Why do you say most mutations will completely break an application? This is certainly not my experience.
Mutation testing systems normal use fairly stable operators (e.g changing a > to a >=). In most locations in the code changes such as these will have only a subtle effect.
Along with high computational cost, it's one of the things identified in academic research as preventing the widespread use of mutation testing. There is no general method for distinguishing an equivalent mutation from a normal surviving one except for getting a human to have a look at it.
Having built pitest to address the concerns around computational cost, it was a pleasant surprise to find out that in practice equivalent mutations are not much of a problem.
This isn't entirely by accident - the default set of mutation operations are carefully designed to make equivalent mutations unlikely (they don't/can't guarantee not to create them, but they make them as unlikely as possible).
There's a trade off here. Pitest has a smaller set of operators than a lot of research focussed systems. A larger set of operators would catch more issues, but would also create a larger proportion of equivalent mutants (and also take longer to run).
There are more operators you can enable you wish to change this balance - an operator that changes constants as you describe is one of them.
I rarely encounter equivalent mutants using the default operators and I know of some rollouts of pitest where they break the build on anything less than 100% mutation coverage.
I have no figures to back this up, but I strongly suspect the % of equivalent mutants will be highly dependent on coding style and the domain in which the code operates.
> I have no figures to back this up, but I strongly suspect the % of equivalent mutants will be highly dependent on coding style and the domain in which the code operates.
Agreed. In everything I've written, at least, I can identify multiple places where such equivalent mutants do exist, even with just the default operators. (In particular, hashcode methods - there are very few mutators that break the contract of a hashcode method, though removing entropy in most cases) But I can easily see that not being the case with other coding styles.
Are the mutations done documented anywhere?
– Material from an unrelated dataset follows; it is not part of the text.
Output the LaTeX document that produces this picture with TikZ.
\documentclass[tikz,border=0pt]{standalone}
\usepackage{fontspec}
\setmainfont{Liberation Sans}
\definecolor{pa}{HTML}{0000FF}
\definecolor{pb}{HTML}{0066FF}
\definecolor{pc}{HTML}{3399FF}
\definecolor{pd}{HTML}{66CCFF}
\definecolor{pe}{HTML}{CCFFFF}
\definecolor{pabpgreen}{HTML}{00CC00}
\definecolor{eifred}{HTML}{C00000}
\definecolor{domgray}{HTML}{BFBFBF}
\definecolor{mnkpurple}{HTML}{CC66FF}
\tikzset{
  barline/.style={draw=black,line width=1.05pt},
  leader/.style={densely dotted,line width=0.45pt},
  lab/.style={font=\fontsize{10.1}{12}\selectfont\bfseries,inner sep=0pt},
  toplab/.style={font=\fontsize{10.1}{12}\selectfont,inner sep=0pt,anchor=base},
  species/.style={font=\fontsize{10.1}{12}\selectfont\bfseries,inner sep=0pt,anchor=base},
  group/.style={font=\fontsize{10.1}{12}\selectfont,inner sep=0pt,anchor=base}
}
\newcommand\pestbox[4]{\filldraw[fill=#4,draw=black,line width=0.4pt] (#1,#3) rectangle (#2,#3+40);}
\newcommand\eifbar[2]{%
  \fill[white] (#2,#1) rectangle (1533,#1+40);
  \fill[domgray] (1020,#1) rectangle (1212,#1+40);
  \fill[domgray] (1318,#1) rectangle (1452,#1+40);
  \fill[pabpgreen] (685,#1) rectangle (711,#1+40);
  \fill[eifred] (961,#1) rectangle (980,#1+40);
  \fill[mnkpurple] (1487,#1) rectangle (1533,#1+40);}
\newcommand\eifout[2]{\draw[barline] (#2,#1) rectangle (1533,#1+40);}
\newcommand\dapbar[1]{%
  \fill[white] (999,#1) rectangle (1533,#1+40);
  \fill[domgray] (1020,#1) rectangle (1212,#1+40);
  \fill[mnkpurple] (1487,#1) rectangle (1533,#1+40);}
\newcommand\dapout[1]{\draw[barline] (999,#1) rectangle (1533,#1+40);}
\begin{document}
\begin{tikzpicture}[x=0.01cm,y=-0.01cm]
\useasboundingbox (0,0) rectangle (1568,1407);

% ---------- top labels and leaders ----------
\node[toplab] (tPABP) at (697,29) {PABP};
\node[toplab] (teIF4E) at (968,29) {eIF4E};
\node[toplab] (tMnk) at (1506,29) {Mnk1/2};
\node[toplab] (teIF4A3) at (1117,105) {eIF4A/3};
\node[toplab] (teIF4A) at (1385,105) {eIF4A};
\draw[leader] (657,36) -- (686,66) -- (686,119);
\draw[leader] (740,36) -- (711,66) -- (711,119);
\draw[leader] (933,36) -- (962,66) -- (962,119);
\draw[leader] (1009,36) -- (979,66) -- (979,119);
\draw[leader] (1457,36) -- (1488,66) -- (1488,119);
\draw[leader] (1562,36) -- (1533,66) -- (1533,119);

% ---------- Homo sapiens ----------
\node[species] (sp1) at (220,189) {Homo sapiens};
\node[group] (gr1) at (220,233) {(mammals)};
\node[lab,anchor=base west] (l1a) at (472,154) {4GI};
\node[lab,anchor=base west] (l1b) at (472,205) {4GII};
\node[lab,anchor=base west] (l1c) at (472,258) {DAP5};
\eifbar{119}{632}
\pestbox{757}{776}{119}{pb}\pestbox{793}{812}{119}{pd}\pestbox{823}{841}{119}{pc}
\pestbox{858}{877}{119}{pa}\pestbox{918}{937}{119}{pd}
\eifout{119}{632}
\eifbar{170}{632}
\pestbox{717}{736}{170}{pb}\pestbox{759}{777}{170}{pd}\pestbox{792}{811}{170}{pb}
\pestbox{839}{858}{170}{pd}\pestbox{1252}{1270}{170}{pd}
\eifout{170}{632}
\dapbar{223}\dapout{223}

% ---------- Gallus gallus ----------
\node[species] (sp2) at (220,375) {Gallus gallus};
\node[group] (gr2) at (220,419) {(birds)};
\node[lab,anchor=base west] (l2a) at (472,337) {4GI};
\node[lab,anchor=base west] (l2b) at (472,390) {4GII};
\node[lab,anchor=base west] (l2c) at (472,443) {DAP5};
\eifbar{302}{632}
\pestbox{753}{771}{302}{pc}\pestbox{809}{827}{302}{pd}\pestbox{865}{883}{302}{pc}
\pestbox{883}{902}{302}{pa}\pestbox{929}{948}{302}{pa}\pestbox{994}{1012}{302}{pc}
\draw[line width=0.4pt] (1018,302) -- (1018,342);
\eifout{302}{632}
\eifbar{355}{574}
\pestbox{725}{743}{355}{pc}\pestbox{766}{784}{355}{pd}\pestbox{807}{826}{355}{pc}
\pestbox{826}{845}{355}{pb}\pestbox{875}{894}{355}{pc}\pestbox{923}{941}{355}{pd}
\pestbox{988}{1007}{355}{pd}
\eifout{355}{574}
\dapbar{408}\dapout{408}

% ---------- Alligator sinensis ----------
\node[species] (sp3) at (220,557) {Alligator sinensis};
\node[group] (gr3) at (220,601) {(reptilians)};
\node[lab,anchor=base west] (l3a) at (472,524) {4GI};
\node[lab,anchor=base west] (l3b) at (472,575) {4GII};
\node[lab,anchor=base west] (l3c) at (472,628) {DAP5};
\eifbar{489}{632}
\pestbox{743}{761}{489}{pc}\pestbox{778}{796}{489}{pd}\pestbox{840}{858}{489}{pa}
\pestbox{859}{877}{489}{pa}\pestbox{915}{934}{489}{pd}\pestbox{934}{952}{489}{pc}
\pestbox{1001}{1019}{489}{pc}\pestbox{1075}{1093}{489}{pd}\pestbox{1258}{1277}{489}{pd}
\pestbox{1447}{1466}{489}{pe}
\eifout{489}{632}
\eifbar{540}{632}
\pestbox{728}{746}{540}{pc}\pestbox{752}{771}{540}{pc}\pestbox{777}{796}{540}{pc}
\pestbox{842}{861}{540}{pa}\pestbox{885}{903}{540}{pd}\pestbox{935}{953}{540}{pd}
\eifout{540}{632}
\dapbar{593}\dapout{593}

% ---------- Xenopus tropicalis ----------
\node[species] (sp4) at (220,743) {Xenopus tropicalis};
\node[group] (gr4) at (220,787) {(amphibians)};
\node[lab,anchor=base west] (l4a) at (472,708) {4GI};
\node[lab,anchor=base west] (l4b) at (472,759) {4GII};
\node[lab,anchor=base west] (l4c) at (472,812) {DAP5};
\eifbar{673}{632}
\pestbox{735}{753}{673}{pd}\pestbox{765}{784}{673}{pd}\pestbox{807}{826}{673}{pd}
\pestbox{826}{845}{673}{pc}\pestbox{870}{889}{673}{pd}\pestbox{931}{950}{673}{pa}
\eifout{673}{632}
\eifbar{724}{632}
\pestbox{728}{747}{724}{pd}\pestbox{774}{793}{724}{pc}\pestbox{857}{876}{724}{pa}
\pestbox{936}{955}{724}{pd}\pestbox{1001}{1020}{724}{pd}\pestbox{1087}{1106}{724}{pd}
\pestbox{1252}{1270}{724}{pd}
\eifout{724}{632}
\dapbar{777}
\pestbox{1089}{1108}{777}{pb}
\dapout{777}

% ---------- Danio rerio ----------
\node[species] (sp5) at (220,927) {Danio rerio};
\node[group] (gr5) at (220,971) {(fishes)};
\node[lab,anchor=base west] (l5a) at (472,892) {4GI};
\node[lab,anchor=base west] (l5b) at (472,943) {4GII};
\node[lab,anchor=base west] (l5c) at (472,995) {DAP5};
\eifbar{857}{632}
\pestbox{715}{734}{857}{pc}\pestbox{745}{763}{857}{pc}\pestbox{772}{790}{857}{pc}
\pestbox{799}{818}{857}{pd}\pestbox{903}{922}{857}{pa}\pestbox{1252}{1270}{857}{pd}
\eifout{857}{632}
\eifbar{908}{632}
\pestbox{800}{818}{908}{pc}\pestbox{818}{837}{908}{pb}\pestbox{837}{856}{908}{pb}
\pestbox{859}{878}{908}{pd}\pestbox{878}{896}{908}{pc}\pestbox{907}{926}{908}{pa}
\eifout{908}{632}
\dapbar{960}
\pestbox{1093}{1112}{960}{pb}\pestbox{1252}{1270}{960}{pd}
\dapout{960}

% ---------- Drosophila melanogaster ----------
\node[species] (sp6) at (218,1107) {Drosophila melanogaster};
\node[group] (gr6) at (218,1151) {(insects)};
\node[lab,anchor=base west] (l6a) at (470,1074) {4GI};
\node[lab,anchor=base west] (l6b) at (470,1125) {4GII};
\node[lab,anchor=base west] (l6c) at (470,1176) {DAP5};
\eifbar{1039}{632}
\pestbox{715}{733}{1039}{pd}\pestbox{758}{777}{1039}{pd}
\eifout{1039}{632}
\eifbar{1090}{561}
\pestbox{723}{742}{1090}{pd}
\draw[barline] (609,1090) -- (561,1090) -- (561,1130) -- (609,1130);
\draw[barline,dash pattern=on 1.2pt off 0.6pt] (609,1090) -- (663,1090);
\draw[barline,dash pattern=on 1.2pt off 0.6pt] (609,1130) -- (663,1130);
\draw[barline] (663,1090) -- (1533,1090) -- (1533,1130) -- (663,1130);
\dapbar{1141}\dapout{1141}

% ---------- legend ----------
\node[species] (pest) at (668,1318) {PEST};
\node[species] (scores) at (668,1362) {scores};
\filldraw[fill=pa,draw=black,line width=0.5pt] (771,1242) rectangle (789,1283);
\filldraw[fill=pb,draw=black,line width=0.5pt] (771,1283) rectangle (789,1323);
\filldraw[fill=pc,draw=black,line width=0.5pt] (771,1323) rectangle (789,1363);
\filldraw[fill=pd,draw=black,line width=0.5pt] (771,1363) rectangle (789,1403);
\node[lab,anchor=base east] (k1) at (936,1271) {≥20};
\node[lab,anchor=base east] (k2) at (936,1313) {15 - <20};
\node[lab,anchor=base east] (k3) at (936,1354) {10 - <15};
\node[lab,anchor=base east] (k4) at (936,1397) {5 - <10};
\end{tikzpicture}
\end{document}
I had to look through the source to see what's done.
No - pitest has no problems with the use of interfaces, reflection etc.
The sentence you quoted relates to an optional feature that allows the tests that will be run against a mutated class to be limited to those within a certain "distance" (i.e number of method calls) from it.
The feature is little used, but is useful in some very specific circumstances.
Even if you do enable it, it would only cause a problem if the class under test was only referred to within the test by some interface that it implemented (which would be very unusual). The fact that the classes dependencies were declared as interfaces would cause no problems.
What about checking the history file into its own rep? Clone it as part of the build-environment setup, and commit/push after validation. You can even use this across a group of people and share each other's mutations.
Or even simpler, why not have build actions copy it to/from a specific location outside the build target dir? You could even make it a shared network drive, if you didn't care about the possibility of losing someone's changes if two people run tests at the same time.
I'd recommend using one of the build tool integrations first - they're part of the core project. The IDE integrations still needed a bit of work last time I looked at them.
Mutation testing systems normal use fairly stable operators (e.g changing a > to a >=). In most locations in the code changes such as these will have only a subtle effect.